[Short exercise] Set down all of the data that follows word for word, without the images.

[Data extract]
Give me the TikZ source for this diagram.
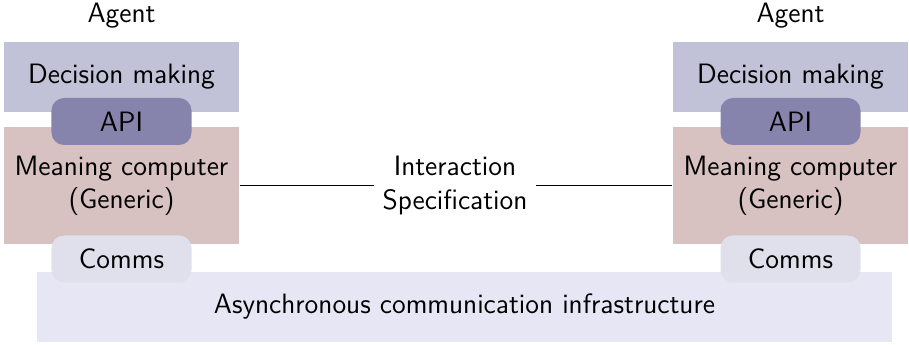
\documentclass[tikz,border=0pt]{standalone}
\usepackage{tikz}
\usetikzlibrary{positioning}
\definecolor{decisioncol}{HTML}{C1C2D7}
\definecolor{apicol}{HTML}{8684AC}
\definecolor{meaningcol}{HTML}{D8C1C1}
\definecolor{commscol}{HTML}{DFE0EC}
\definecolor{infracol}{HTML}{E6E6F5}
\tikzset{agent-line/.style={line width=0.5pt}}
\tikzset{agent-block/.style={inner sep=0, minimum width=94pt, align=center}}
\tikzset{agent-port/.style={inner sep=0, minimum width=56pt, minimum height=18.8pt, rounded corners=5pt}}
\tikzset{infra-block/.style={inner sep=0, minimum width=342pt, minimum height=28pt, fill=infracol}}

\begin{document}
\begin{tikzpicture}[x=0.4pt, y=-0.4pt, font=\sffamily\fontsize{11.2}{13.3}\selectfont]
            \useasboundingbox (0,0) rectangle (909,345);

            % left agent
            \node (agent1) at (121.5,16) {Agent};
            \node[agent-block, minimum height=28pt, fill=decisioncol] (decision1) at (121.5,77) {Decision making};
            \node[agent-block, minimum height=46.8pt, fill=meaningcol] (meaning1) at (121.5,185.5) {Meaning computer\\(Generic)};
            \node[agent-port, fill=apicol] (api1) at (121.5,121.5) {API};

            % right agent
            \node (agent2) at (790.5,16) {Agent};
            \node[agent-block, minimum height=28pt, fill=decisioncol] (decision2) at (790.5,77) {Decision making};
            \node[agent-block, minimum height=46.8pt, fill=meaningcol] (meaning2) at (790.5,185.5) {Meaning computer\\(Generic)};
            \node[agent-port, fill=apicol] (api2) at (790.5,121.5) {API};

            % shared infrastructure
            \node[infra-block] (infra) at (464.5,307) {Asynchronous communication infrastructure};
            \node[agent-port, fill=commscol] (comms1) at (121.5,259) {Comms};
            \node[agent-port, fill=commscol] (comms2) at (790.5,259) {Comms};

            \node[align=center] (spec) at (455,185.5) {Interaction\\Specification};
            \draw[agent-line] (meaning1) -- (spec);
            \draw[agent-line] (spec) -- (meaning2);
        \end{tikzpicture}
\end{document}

[Answer below]
Give me the TikZ source for this diagram.
\documentclass[tikz,border=0pt]{standalone}
\usepackage{tikz}
\usetikzlibrary{positioning}
\definecolor{decisioncol}{HTML}{C1C2D7}
\definecolor{apicol}{HTML}{8684AC}
\definecolor{meaningcol}{HTML}{D8C1C1}
\definecolor{commscol}{HTML}{DFE0EC}
\definecolor{infracol}{HTML}{E6E6F5}
\tikzset{agent-line/.style={line width=0.5pt}}
\tikzset{agent-block/.style={inner sep=0, minimum width=94pt, align=center}}
\tikzset{agent-port/.style={inner sep=0, minimum width=56pt, minimum height=18.8pt, rounded corners=5pt}}
\tikzset{infra-block/.style={inner sep=0, minimum width=342pt, minimum height=28pt, fill=infracol}}

\begin{document}
\begin{tikzpicture}[x=0.4pt, y=-0.4pt, font=\sffamily\fontsize{11.2}{13.3}\selectfont]
            \useasboundingbox (0,0) rectangle (909,345);

            % left agent
            \node (agent1) at (121.5,16) {Agent};
            \node[agent-block, minimum height=28pt, fill=decisioncol] (decision1) at (121.5,77) {Decision making};
            \node[agent-block, minimum height=46.8pt, fill=meaningcol] (meaning1) at (121.5,185.5) {Meaning computer\\(Generic)};
            \node[agent-port, fill=apicol] (api1) at (121.5,121.5) {API};

            % right agent
            \node (agent2) at (790.5,16) {Agent};
            \node[agent-block, minimum height=28pt, fill=decisioncol] (decision2) at (790.5,77) {Decision making};
            \node[agent-block, minimum height=46.8pt, fill=meaningcol] (meaning2) at (790.5,185.5) {Meaning computer\\(Generic)};
            \node[agent-port, fill=apicol] (api2) at (790.5,121.5) {API};

            % shared infrastructure
            \node[infra-block] (infra) at (464.5,307) {Asynchronous communication infrastructure};
            \node[agent-port, fill=commscol] (comms1) at (121.5,259) {Comms};
            \node[agent-port, fill=commscol] (comms2) at (790.5,259) {Comms};

            \node[align=center] (spec) at (455,185.5) {Interaction\\Specification};
            \draw[agent-line] (meaning1) -- (spec);
            \draw[agent-line] (spec) -- (meaning2);
        \end{tikzpicture}
\end{document}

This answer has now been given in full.